▸ **SET PROBLEM**
Draw out every line with the word "this" from the listing below.

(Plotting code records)

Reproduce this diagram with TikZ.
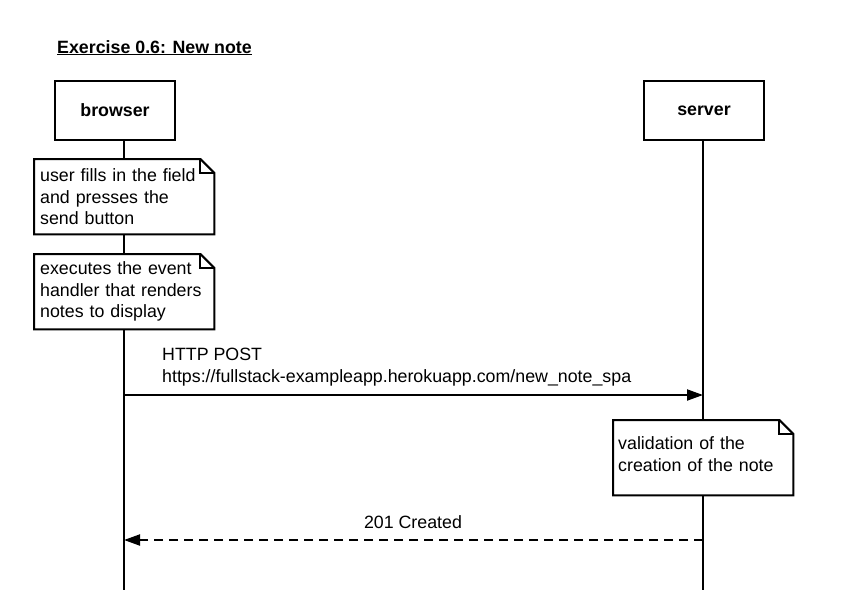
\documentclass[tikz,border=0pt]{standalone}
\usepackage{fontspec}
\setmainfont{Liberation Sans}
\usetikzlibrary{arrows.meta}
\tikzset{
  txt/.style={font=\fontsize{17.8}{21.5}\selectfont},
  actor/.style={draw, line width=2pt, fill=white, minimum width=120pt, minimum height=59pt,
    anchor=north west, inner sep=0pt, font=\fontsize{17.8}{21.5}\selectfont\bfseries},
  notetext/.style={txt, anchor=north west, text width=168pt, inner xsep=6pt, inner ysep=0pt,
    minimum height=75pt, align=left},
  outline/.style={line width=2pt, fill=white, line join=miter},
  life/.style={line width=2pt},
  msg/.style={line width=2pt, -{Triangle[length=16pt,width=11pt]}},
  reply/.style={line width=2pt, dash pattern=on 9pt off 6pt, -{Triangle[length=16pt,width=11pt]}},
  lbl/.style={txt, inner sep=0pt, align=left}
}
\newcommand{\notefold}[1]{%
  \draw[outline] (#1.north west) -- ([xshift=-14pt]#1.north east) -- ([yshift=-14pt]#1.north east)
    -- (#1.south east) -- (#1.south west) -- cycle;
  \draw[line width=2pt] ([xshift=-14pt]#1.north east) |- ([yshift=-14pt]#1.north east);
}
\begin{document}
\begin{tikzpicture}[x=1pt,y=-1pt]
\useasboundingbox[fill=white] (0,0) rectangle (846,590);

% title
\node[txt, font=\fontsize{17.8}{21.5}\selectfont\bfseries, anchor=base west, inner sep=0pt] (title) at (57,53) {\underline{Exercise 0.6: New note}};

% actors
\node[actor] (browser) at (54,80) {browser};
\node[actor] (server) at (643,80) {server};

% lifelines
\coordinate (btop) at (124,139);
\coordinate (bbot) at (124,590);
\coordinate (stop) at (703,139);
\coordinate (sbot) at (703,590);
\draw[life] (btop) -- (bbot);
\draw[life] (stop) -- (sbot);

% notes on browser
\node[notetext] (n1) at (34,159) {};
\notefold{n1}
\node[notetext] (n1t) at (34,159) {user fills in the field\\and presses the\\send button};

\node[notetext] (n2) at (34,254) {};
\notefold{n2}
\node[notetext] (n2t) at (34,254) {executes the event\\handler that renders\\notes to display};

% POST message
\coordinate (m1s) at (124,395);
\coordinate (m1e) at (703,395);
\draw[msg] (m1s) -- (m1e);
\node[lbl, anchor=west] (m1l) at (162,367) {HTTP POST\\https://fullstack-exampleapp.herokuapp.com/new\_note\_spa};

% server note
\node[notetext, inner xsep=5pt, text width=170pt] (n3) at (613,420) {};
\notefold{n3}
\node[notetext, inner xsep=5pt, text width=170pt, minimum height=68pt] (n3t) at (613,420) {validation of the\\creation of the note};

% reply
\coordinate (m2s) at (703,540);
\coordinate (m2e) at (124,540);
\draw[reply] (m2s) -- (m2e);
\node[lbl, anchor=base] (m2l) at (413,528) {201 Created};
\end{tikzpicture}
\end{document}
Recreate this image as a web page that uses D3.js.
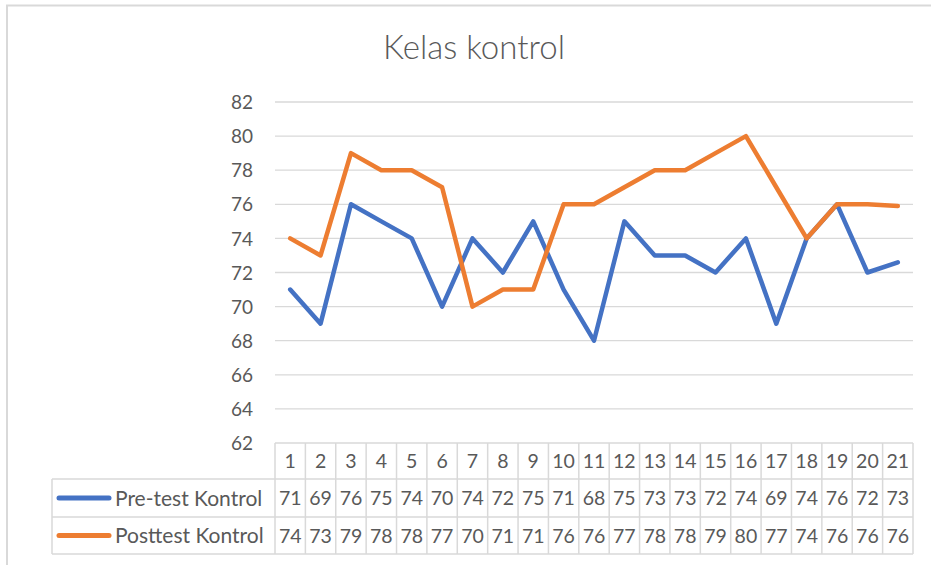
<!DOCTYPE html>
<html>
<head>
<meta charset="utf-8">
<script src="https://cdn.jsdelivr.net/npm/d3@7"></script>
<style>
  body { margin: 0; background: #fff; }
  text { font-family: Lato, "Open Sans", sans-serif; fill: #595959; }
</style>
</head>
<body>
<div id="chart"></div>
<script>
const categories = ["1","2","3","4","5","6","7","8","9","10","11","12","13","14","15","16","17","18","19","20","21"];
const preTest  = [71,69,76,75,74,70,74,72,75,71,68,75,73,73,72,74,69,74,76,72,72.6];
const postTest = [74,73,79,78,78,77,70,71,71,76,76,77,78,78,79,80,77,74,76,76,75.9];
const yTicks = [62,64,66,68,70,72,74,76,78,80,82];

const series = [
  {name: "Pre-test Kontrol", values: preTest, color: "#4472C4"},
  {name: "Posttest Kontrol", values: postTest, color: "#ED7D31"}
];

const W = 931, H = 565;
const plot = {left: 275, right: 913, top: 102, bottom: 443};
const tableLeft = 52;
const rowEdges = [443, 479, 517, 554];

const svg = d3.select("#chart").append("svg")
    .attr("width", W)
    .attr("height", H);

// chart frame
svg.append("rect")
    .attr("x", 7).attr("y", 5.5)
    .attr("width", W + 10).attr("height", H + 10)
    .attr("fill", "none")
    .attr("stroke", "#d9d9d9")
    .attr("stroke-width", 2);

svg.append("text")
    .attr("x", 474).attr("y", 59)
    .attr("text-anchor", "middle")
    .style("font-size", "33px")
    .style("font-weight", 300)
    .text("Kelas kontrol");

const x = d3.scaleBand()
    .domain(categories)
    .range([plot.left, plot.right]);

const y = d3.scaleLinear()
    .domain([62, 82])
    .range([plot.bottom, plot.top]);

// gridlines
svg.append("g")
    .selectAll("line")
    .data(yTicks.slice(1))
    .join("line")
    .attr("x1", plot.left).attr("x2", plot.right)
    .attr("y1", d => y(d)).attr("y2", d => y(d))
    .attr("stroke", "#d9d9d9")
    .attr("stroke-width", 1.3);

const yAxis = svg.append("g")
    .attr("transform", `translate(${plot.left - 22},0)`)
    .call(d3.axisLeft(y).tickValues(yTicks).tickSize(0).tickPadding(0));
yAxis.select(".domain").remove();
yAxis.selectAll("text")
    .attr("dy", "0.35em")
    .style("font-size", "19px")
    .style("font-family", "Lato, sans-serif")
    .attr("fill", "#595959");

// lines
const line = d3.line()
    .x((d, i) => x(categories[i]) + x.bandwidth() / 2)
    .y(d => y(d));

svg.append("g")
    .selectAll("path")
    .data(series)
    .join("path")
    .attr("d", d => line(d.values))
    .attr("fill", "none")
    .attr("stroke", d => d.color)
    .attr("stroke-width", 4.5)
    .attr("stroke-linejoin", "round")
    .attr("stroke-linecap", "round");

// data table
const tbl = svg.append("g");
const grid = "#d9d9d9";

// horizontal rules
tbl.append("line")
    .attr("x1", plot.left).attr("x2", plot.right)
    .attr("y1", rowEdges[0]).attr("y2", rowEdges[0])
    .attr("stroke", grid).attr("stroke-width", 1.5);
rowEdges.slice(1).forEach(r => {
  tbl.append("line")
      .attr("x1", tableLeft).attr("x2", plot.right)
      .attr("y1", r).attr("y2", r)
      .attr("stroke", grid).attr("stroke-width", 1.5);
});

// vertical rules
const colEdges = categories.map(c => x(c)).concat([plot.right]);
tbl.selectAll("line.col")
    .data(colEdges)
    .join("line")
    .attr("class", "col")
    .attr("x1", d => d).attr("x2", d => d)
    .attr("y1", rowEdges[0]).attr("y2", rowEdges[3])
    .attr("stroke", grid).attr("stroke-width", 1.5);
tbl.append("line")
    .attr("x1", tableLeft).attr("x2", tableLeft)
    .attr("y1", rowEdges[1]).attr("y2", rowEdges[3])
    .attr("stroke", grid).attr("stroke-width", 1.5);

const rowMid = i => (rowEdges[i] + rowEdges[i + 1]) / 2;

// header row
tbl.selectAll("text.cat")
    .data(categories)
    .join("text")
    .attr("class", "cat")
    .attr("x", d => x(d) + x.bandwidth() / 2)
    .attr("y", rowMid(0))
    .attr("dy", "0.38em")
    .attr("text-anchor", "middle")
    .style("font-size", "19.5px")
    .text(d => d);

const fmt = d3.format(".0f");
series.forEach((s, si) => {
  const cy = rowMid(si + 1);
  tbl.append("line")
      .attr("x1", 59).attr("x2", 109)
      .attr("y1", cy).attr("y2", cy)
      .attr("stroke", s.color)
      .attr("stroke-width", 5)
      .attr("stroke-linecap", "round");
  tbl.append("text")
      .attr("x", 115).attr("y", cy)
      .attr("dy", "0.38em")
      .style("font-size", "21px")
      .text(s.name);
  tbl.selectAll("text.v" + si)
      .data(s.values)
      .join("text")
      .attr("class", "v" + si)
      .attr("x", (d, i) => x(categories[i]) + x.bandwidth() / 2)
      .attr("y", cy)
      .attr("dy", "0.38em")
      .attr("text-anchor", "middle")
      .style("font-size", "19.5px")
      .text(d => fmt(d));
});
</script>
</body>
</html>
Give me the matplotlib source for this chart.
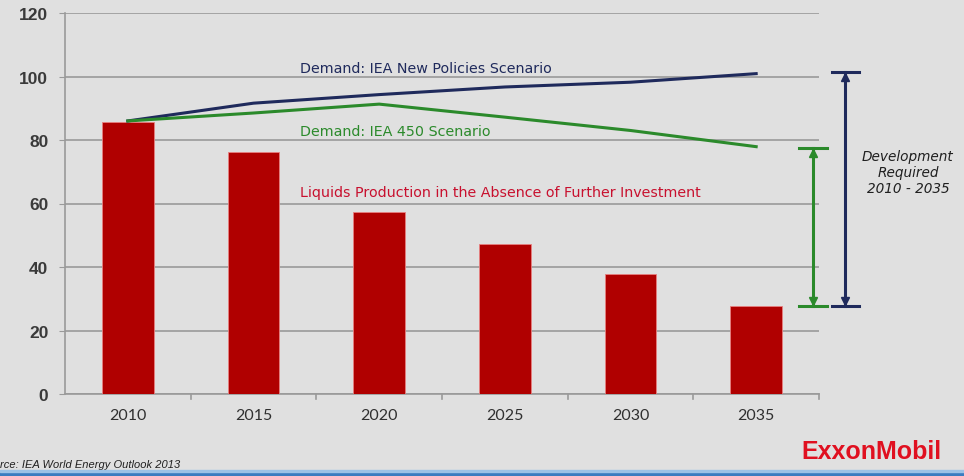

▸ **ANSWER**
Reproduce this diagram with TikZ.
Recreate this image as a web page that uses D3.js.
Give me the matplotlib source for this chart.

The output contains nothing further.